Definition:Performance bond

📜 Performance bond is a type of surety bond that guarantees a principal — typically a contractor — will complete a project according to the terms of a contract, providing the obligee (usually a project owner) with financial recourse if the contractor defaults. Within the insurance industry, performance bonds are underwritten by surety companies or surety departments of insurance carriers and represent a three-party agreement among the principal, the obligee, and the surety. Though technically a form of credit guarantee rather than traditional insurance, performance bonds are regulated, distributed, and accounted for within the insurance ecosystem.
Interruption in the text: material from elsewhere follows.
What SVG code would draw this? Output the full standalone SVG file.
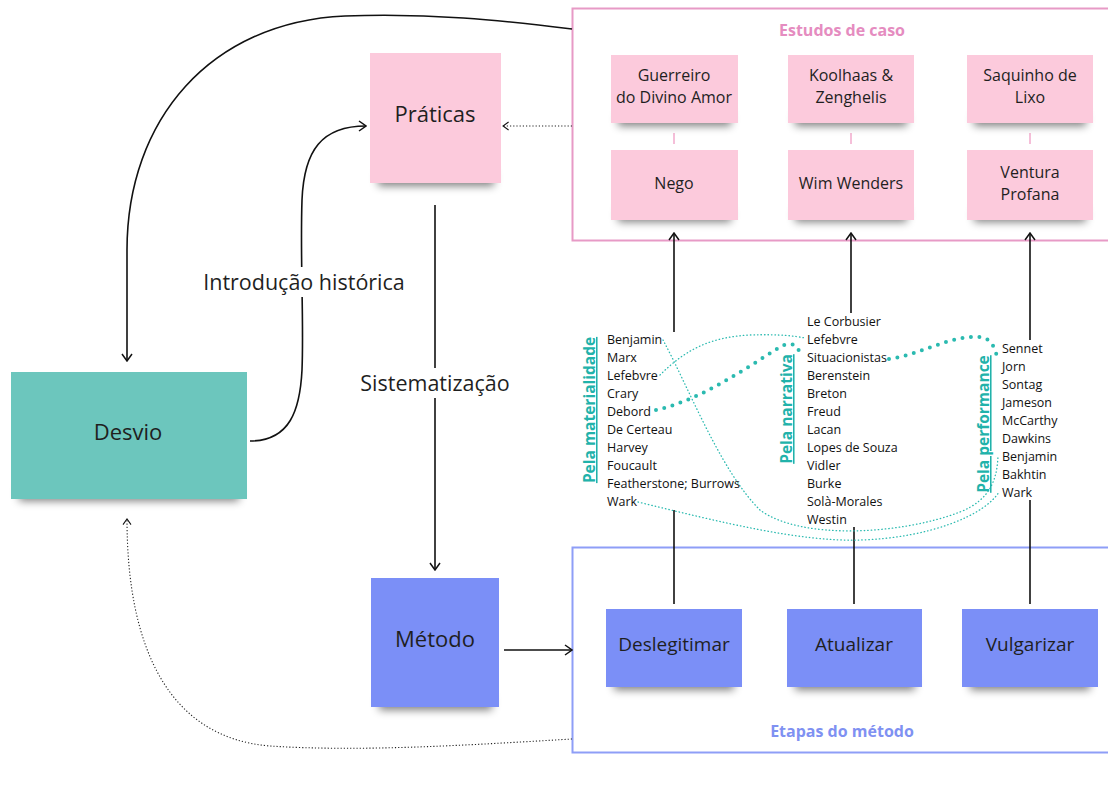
<svg xmlns="http://www.w3.org/2000/svg" width="1108" height="800" viewBox="0 0 1108 800">
<defs>
<style>
.t{font-family:"Open Sans","Noto Sans","Liberation Sans",sans-serif;fill:#1f1f1f;text-anchor:middle}
.n15{font-size:16px}
.n18{font-size:19px}
.n20{font-size:22px}
.n21{font-size:21.5px}
.lst{font-family:"Open Sans","Noto Sans","Liberation Sans",sans-serif;font-size:12.5px;fill:#111}
.lbl{font-family:"Open Sans","Noto Sans","Liberation Sans",sans-serif;font-size:15.5px;font-weight:700;fill:#21b2aa;text-anchor:middle;text-decoration:underline}
.ttl{font-family:"Open Sans","Noto Sans","Liberation Sans",sans-serif;font-size:16px;font-weight:700;text-anchor:middle}
.pink{fill:#fccadc}
.teal{fill:#6cc6bd}
.blue{fill:#7b8ff7}
.shd{fill:#000;opacity:.5;filter:url(#blur)}
.ln{fill:none;stroke:#111;stroke-width:1.6}
.dot{fill:none;stroke:#222;stroke-width:1.1;stroke-dasharray:1.2 2}
.tdot{fill:none;stroke:#2bbab0;stroke-width:4;stroke-linecap:round;stroke-dasharray:0 8.5}
.tthin{fill:none;stroke:#2bbab0;stroke-width:1.3;stroke-linecap:round;stroke-dasharray:0.5 3}
</style>
<filter id="blur" x="-20%" y="-100%" width="140%" height="300%"><feGaussianBlur stdDeviation="4"/></filter>
<marker id="ah" viewBox="0 0 10 12" refX="9" refY="6" markerWidth="10" markerHeight="12" markerUnits="userSpaceOnUse" orient="auto"><path d="M2,1 L9,6 L2,11" fill="none" stroke="#111" stroke-width="1.5"/></marker>
<marker id="ahs" viewBox="0 0 10 12" refX="9" refY="6" markerWidth="8" markerHeight="10" markerUnits="userSpaceOnUse" orient="auto"><path d="M2,1 L9,6 L2,11" fill="none" stroke="#111" stroke-width="1.3"/></marker>
</defs>
<rect width="1108" height="800" fill="#fff"/>

<g id="frame-estudos">
<rect x="572.5" y="8.5" width="560" height="232" fill="none" stroke="#e79ac6" stroke-width="2"/>
<text class="ttl" x="842" y="35.5" fill="#e58cc0">Estudos de caso</text>
</g>
<g id="frame-etapas">
<rect x="572.5" y="547.5" width="560" height="205" fill="none" stroke="#8e9ef7" stroke-width="2"/>
<text class="ttl" x="842" y="737" fill="#7f91f2">Etapas do método</text>
</g>

<g id="connectors">
<path class="ln" d="M572,29 C500,20 430,13 345,16 C210,22 127,120 127,250 L127,361" marker-end="url(#ah)"/>
<path class="ln" d="M250,441 C290,441 300,410 302,370 C304,320 300,260 302,200 C304,150 322,126 366,126" marker-end="url(#ah)"/>
<path class="ln" d="M435,205 L435,570" marker-end="url(#ah)"/>
<path class="ln" d="M504,650 L572,650" marker-end="url(#ah)"/>
<path class="dot" d="M572,126 L503,126" marker-end="url(#ahs)"/>
<path class="dot" d="M572,739 C470,745 360,752 270,746 C170,738 127,650 127,519" marker-end="url(#ahs)"/>
<path class="ln" d="M674,332 L674,233" marker-end="url(#ah)"/>
<path class="ln" d="M851,313 L851,233" marker-end="url(#ah)"/>
<path class="ln" d="M1030,340 L1030,233" marker-end="url(#ah)"/>
<path class="ln" d="M674,510 L674,604"/>
<path class="ln" d="M854,527 L854,604"/>
<path class="ln" d="M1030,500 L1030,604"/>
<path d="M674,133 L674,144 M851,133 L851,144 M1030,133 L1030,144" stroke="#f2aacd" stroke-width="1.5"/>
<path class="tdot" d="M656,410 C700,400 740,372 780,347 C792,340 798,346 800,354"/>
<path class="tdot" d="M889,359 C920,355 950,335 980,337 C992,338 996,350 998,362"/>
<path class="tthin" d="M660,375 C685,350 710,337 750,335 C780,334 795,336 805,338"/>
<path class="tthin" d="M663,340 C690,390 720,470 760,510 C800,540 900,535 960,512 C990,500 997,480 998,456"/>
<path class="tthin" d="M638,502 C720,522 800,542 860,540 C930,538 985,515 999,492"/>
</g>

<g id="label-introducao">
<rect x="200" y="267" width="208" height="30" fill="#fff"/>
<text class="t n21" x="304" y="289.5">Introdução histórica</text>
</g>
<g id="label-sistematizacao">
<rect x="357" y="368" width="156" height="30" fill="#fff"/>
<text class="t n21" x="435" y="390.5">Sistematização</text>
</g>

<g id="praticas">
<rect class="shd" x="378" y="170" width="116" height="16"/>
<rect class="pink" x="370" y="53" width="131" height="130"/>
<text class="t n20" x="435" y="121.5">Práticas</text>
</g>
<g id="desvio">
<rect class="shd" x="19" y="485" width="220" height="16"/>
<rect class="teal" x="11" y="372" width="236" height="127"/>
<text class="t n20" x="128" y="439.5">Desvio</text>
</g>
<g id="metodo">
<rect class="shd" x="379" y="694" width="113" height="16"/>
<rect class="blue" x="371" y="578" width="128" height="129"/>
<text class="t n20" x="435" y="646.5">Método</text>
</g>

<g id="guerreiro">
<rect class="shd" x="618" y="112" width="113" height="14"/>
<rect class="pink" x="611" y="55" width="127" height="68"/>
<text class="t n15" x="674" y="81">Guerreiro</text>
<text class="t n15" x="674" y="103">do Divino Amor</text>
</g>
<g id="koolhaas">
<rect class="shd" x="795" y="112" width="112" height="14"/>
<rect class="pink" x="788" y="55" width="126" height="68"/>
<text class="t n15" x="851" y="81">Koolhaas &amp;</text>
<text class="t n15" x="851" y="103">Zenghelis</text>
</g>
<g id="saquinho">
<rect class="shd" x="974" y="112" width="112" height="14"/>
<rect class="pink" x="967" y="55" width="126" height="68"/>
<text class="t n15" x="1030" y="81">Saquinho de</text>
<text class="t n15" x="1030" y="103">Lixo</text>
</g>
<g id="nego">
<rect class="shd" x="618" y="208" width="113" height="14"/>
<rect class="pink" x="611" y="150" width="127" height="70"/>
<text class="t n15" x="674" y="189">Nego</text>
</g>
<g id="wim-wenders">
<rect class="shd" x="795" y="208" width="112" height="14"/>
<rect class="pink" x="788" y="150" width="126" height="70"/>
<text class="t n15" x="851" y="189">Wim Wenders</text>
</g>
<g id="ventura">
<rect class="shd" x="974" y="208" width="112" height="14"/>
<rect class="pink" x="967" y="150" width="126" height="70"/>
<text class="t n15" x="1030" y="178">Ventura</text>
<text class="t n15" x="1030" y="200">Profana</text>
</g>

<g id="deslegitimar">
<rect class="shd" x="614" y="675" width="120" height="15"/>
<rect class="blue" x="606" y="609" width="136" height="78"/>
<text class="t n18" x="674" y="651">Deslegitimar</text>
</g>
<g id="atualizar">
<rect class="shd" x="795" y="675" width="120" height="15"/>
<rect class="blue" x="787" y="609" width="135" height="78"/>
<text class="t n18" x="854" y="651">Atualizar</text>
</g>
<g id="vulgarizar">
<rect class="shd" x="970" y="675" width="120" height="15"/>
<rect class="blue" x="962" y="609" width="136" height="78"/>
<text class="t n18" x="1030" y="651">Vulgarizar</text>
</g>

<g id="lista-materialidade">
<text class="lbl" x="595" y="410" transform="rotate(-90 595 410)">Pela materialidade</text>
<text class="lst" x="607" y="343.5">Benjamin</text>
<text class="lst" x="607" y="361.5">Marx</text>
<text class="lst" x="607" y="379.5">Lefebvre</text>
<text class="lst" x="607" y="397.5">Crary</text>
<text class="lst" x="607" y="415.5">Debord</text>
<text class="lst" x="607" y="433.5">De Certeau</text>
<text class="lst" x="607" y="451.5">Harvey</text>
<text class="lst" x="607" y="469.5">Foucault</text>
<text class="lst" x="607" y="487.5">Featherstone; Burrows</text>
<text class="lst" x="607" y="505.5">Wark</text>
</g>
<g id="lista-narrativa">
<text class="lbl" x="792" y="409" transform="rotate(-90 792 409)">Pela narrativa</text>
<text class="lst" x="807" y="325.5">Le Corbusier</text>
<text class="lst" x="807" y="343.5">Lefebvre</text>
<text class="lst" x="807" y="361.5">Situacionistas</text>
<text class="lst" x="807" y="379.5">Berenstein</text>
<text class="lst" x="807" y="397.5">Breton</text>
<text class="lst" x="807" y="415.5">Freud</text>
<text class="lst" x="807" y="433.5">Lacan</text>
<text class="lst" x="807" y="451.5">Lopes de Souza</text>
<text class="lst" x="807" y="469.5">Vidler</text>
<text class="lst" x="807" y="487.5">Burke</text>
<text class="lst" x="807" y="505.5">Solà-Morales</text>
<text class="lst" x="807" y="523.5">Westin</text>
</g>
<g id="lista-performance">
<text class="lbl" x="989" y="424" transform="rotate(-90 989 424)">Pela performance</text>
<text class="lst" x="1002" y="352.5">Sennet</text>
<text class="lst" x="1002" y="370.5">Jorn</text>
<text class="lst" x="1002" y="388.5">Sontag</text>
<text class="lst" x="1002" y="406.5">Jameson</text>
<text class="lst" x="1002" y="424.5">McCarthy</text>
<text class="lst" x="1002" y="442.5">Dawkins</text>
<text class="lst" x="1002" y="460.5">Benjamin</text>
<text class="lst" x="1002" y="478.5">Bakhtin</text>
<text class="lst" x="1002" y="496.5">Wark</text>
</g>
</svg>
🔧 When a contractor fails to fulfill its obligations — whether due to financial insolvency, abandonment, or inability to meet specifications — the obligee makes a claim against the bond. The surety then has several options: it can finance the original contractor to complete the work, hire a replacement contractor, or pay the obligee the cost of completion up to the bond's penal sum. Critically, the surety retains the right of indemnity against the principal, meaning the contractor remains ultimately liable for losses the surety pays — a feature that distinguishes surety from conventional insurance, where the insured has no obligation to repay claims. Underwriters evaluate a contractor's financial statements, work-in-progress schedules, credit history, and management track record before issuing a bond, essentially making a credit decision.

🏗️ Performance bonds are deeply embedded in the construction economy and are often legally required on public works projects under statutes like the federal Miller Act. For the insurance and surety industry, they represent a significant line of business with distinct loss development patterns — losses tend to emerge quickly when contractors fail, but recovery through subrogation and collateral can meaningfully offset paid losses over time. Brokers specializing in surety help contractors build bonding programs that scale with their project portfolios, and reinsurers provide capacity to surety writers through dedicated surety reinsurance treaties. As construction project sizes and complexity grow, surety underwriting increasingly incorporates data analytics and real-time project monitoring to manage exposure proactively.